Last Thursday, MTS Allstream lost its appeal for the CRTC to review and vary part of its essential services decision related to the classification of Ethernet access and transport services and related services.
MTS Allstream wanted these services to be considered “essential” in order to take advantage of cost-based rates which might be as low as half of the current tariff.
The CRTC seemed to rely on statistics that may have been self-fulfilling:
20. … MTS Allstream argued that the ILECs’ legacy digital access and transport services are not adequate substitutes for Ethernet services.
…
22. As noted above, the Commission based the classification of Ethernet services on the data regarding the extent to which competitors self-supply high-speed access and transport services or lease these services from third parties. The data indicate that competitors self-supply or lease from third parties a large proportion of their service requirements. The Commission notes that self-supply is a potential substitute to leasing services from ILECs.
Let’s try to understand this a little better. MTS Allstream said that access circuits like DS-0s, DS-1s, etc. aren’t substitutes for Ethernet access; they wanted ethernet access to be designated as essential. The CRTC looked at “the extent to which competitors self-supply high-speed access” and found a large proportion of their service requirements were self-supplied.
Well, duhh! Of course that was the case – competitors couldn’t affordably lease facilities from the ILEC because the CRTC has not mandated them as essential. So, pretty much the only way competitors would deploy high speed access, if they have them at all, was through self-supply or third parties.

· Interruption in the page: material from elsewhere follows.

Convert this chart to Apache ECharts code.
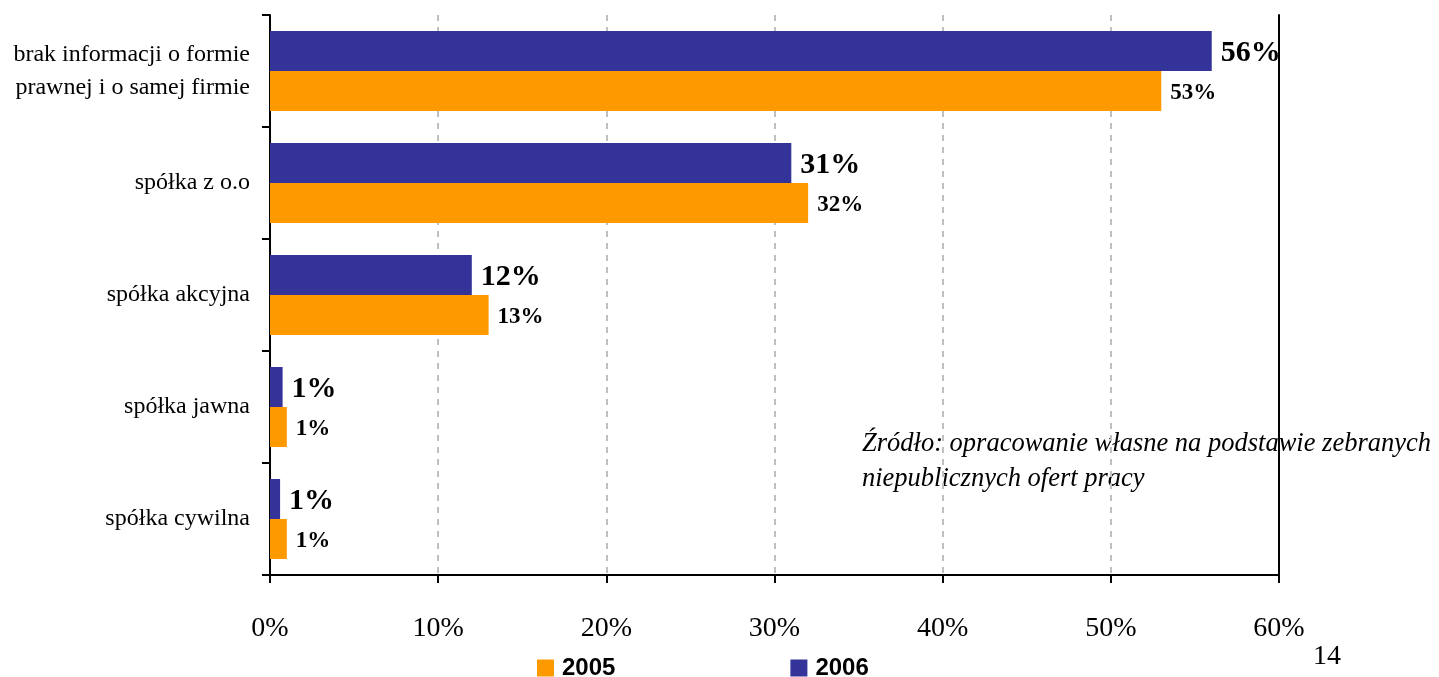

The CRTC should have simply stated that it has always supported facilities-based competition. High speed ethernet accesses will generally depend on fibre and we have long held that there is no inherent advantage for ILECs over new entrants for such facilities.
The Commission may have reached the right conclusion to match its policy objectives, but for the wrong reasons – and the statistics were forced to produce the answer it needed.
How can we be sure its conclusion is correct for all markets across Canada?
I have to wonder if the Public Works / DND dispute with Bell and TELUS [see yesterday’s posting] be resolved any easier had the CRTC had ruled in favour of MTS Allstream in Decision 2008-118? That case may demonstrate that there could be a difference in how to regulate (or forbear from regulating) the very large enterprise market versus the smaller business markets.